Inscrire un terme

Retour
Actualités

Le canal Rideau : De mauvais présages pour la plus longue des patinoires?

19 janvier 2015

– Par Clémence Labasse –

La 45e saison de patinage sur le canal Rideau a officiellement commencé, samedi le 10 janvier. La Commission de la capitale nationale (CCN) a ouvert la patinoire du canal Rideau, pour le plus grand bonheur des adeptes du patin. Ce fut l’occasion pour La Rotonde de revenir sur ce canal, artère historique de la capitale, son passé, son présent, mais aussi son avenir ; avenir qui selon une nouvelle recherche canadienne serait sombre.

Une nouvelle saison de patin qui commence

Les premiers patins des Ottaviens ont enfin pu crisser sur la glace du canal Rideau à 10 h 30, le 10 janvier dernier. David Nshimyumuremyi, étudiant de deuxième année en gestion, était ravi de la réouverture du canal : «  C’est le bon côté des températures qu’on a en ce moment, le canal a ouvert tôt cette année. J’espère pouvoir en profiter au maximum! »

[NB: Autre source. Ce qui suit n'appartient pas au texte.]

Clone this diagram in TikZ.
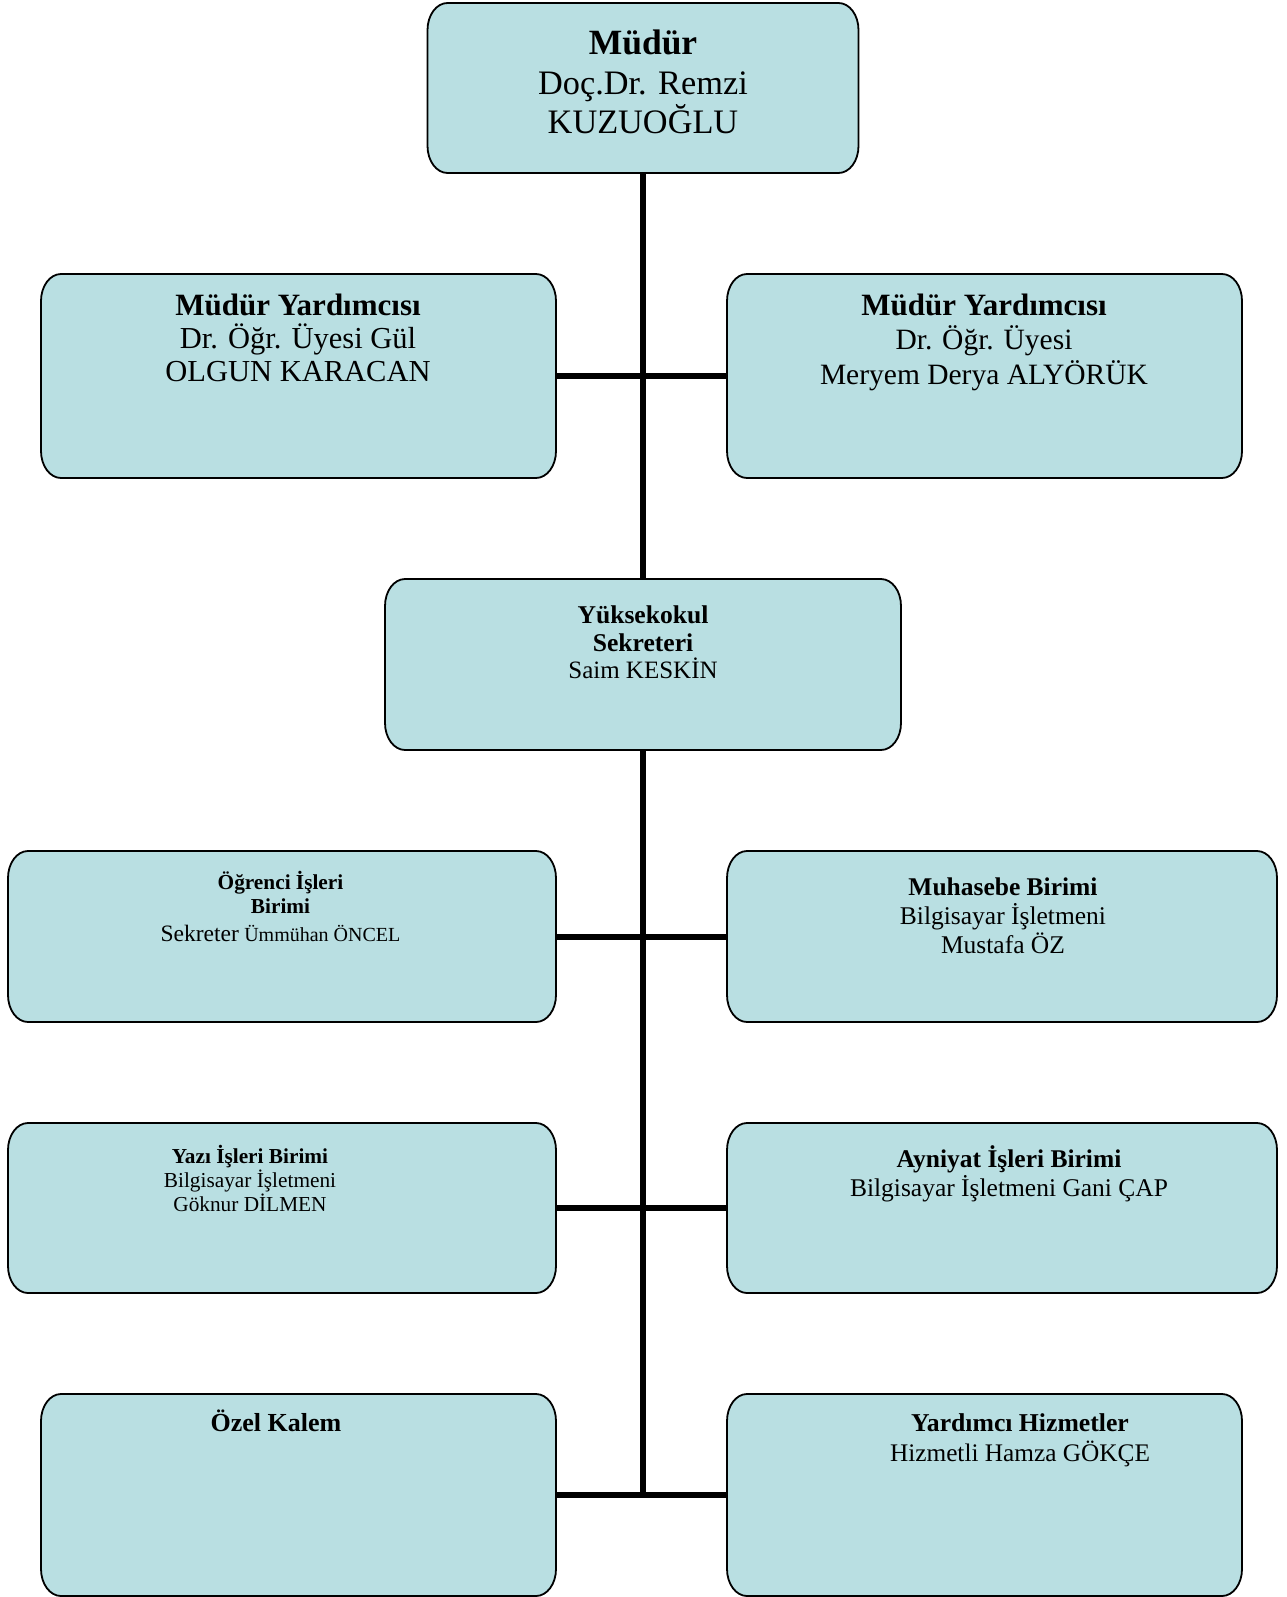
\documentclass[tikz,border=0pt]{standalone}
\usepackage{fontspec}
\setmainfont{Liberation Serif}
\usetikzlibrary{calc}
\definecolor{boxfill}{RGB}{185,223,226}
\AtBeginDocument{\lineskiplimit=-100pt}
\newcommand\tst{\rule{0pt}{0.8\baselineskip}}
\newcommand\rbox[1]{\path[rshape] ([yshift=-27pt]#1.north west) arc[start angle=180,end angle=90,x radius=20pt,y radius=27pt] -- ([xshift=-20pt]#1.north east) arc[start angle=90,end angle=0,x radius=20pt,y radius=27pt] -- ([yshift=27pt]#1.south east) arc[start angle=0,end angle=-90,x radius=20pt,y radius=27pt] -- ([xshift=20pt]#1.south west) arc[start angle=270,end angle=180,x radius=20pt,y radius=27pt] -- cycle;}
\tikzset{
  cell/.style={rectangle, draw=none, inner sep=0pt, outer sep=0pt},
  conn/.style={line width=6pt, black},
  txt/.style={align=center, inner sep=0pt, outer sep=0pt, anchor=north},
  rshape/.style={fill=boxfill, draw=black, line width=1.8pt},
}
\begin{document}
\begin{tikzpicture}[x=1pt,y=-1pt]
\useasboundingbox (0,0) rectangle (1286,1597);
\fill[white] (0,0) rectangle (1286,1597);
% boxes (anchors)
\node[cell, minimum width=431pt, minimum height=170pt] (mudur) at (643,88) {};
\node[cell, minimum width=515pt, minimum height=204pt] (myl) at (298.5,376) {};
\node[cell, minimum width=515pt, minimum height=204pt] (myr) at (984.5,376) {};
\node[cell, minimum width=516pt, minimum height=171pt] (yo) at (643,664.5) {};
\node[cell, minimum width=548pt, minimum height=171pt] (ogr) at (282,936.5) {};
\node[cell, minimum width=550pt, minimum height=171pt] (muh) at (1002,936.5) {};
\node[cell, minimum width=548pt, minimum height=170pt] (yazi) at (282,1208) {};
\node[cell, minimum width=550pt, minimum height=170pt] (ayn) at (1002,1208) {};
\node[cell, minimum width=515pt, minimum height=202pt] (ozel) at (298.5,1495) {};
\node[cell, minimum width=515pt, minimum height=202pt] (yard) at (984.5,1495) {};
\coordinate (jend) at (yo.south |- ozel.east);
% connectors
\draw[conn] (mudur.south) -- (yo.north);
\draw[conn] (yo.south) -- (jend);
\draw[conn] (myl.east) -- (myr.west);
\draw[conn] (ogr.east) -- (muh.west);
\draw[conn] (yazi.east) -- (ayn.west);
\draw[conn] (ozel.east) -- (yard.west);
% box shapes
\rbox{mudur}\rbox{myl}\rbox{myr}\rbox{yo}\rbox{ogr}\rbox{muh}\rbox{yazi}\rbox{ayn}\rbox{ozel}\rbox{yard}
% texts
\node[txt, font=\fontsize{34.3}{39.5}\selectfont] (tmudur) at (643,23.4)
  {\tst{\fontsize{35.5}{39.5}\selectfont\textbf{Müdür}}\\Doç.Dr. Remzi\\KUZUOĞLU};
\node[txt, font=\fontsize{30.5}{33}\selectfont] (tmyl) at (298,288.6)
  {\tst{\fontsize{31}{33}\selectfont\textbf{Müdür Yardımcısı}}\\Dr. Öğr. Üyesi Gül\\OLGUN KARACAN};
\node[txt, font=\fontsize{29.5}{34.5}\selectfont] (tmyr) at (984,287.4)
  {\tst{\fontsize{31}{34.5}\selectfont\textbf{Müdür Yardımcısı}}\\Dr. Öğr. Üyesi\\Meryem Derya ALYÖRÜK};
\node[txt, font=\fontsize{25}{27.5}\selectfont] (tyo) at (643,601.5)
  {\tst{\fontsize{25.6}{27.5}\selectfont\textbf{Yüksekokul}}\\{\fontsize{25.6}{27.5}\selectfont\textbf{Sekreteri}}\\Saim KESKİN};
\node[txt, font=\fontsize{21.3}{24}\selectfont] (togr) at (280.5,870.6)
  {\tst\textbf{Öğrenci İşleri}\\\textbf{Birimi}\\[3.5pt]{\fontsize{23.5}{24}\selectfont Sekreter} {\fontsize{20}{24}\selectfont Ümmühan ÖNCEL}};
\node[txt, font=\fontsize{25.5}{29}\selectfont] (tmuh) at (1003,871.8)
  {\tst\textbf{Muhasebe Birimi}\\Bilgisayar İşletmeni\\Mustafa ÖZ};
\node[txt, font=\fontsize{21.3}{24}\selectfont] (tyazi) at (250,1143.8)
  {\tst\textbf{Yazı İşleri Birimi}\\Bilgisayar İşletmeni\\Göknur DİLMEN};
\node[txt, font=\fontsize{25.5}{29}\selectfont] (tayn) at (1009,1143.8)
  {\tst\textbf{Ayniyat İşleri Birimi}\\Bilgisayar İşletmeni Gani ÇAP};
\node[txt, font=\fontsize{26}{28}\selectfont] (tozel) at (276,1408.6)
  {\tst\textbf{Özel Kalem}};
\node[txt, font=\fontsize{25.3}{30.5}\selectfont] (tyard) at (1020,1406.6)
  {\tst{\fontsize{25.7}{30.5}\selectfont\textbf{Yardımcı Hizmetler}}\\Hizmetli Hamza GÖKÇE};
\end{tikzpicture}
\end{document}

Seuls 3,6 kilomètres étaient accessibles, samedi, mais les tronçons du canal s’ouvrent peu à peu au fil des jours et des températures. La glace de la patinoire n’est cependant pas entièrement sécurisée pour le moment, comme le rappelle la CCN : « Il est prévu d’ouvrir d’autres tronçons de la patinoire dès que la glace sera sécuritaire et que la météo le permettra ». Concrètement, « sécuritaire » signifie que 30 bons centimètres de glace sont prêts à supporter les évolutions des 17 000 patineurs que le site accueille en moyenne chaque jour.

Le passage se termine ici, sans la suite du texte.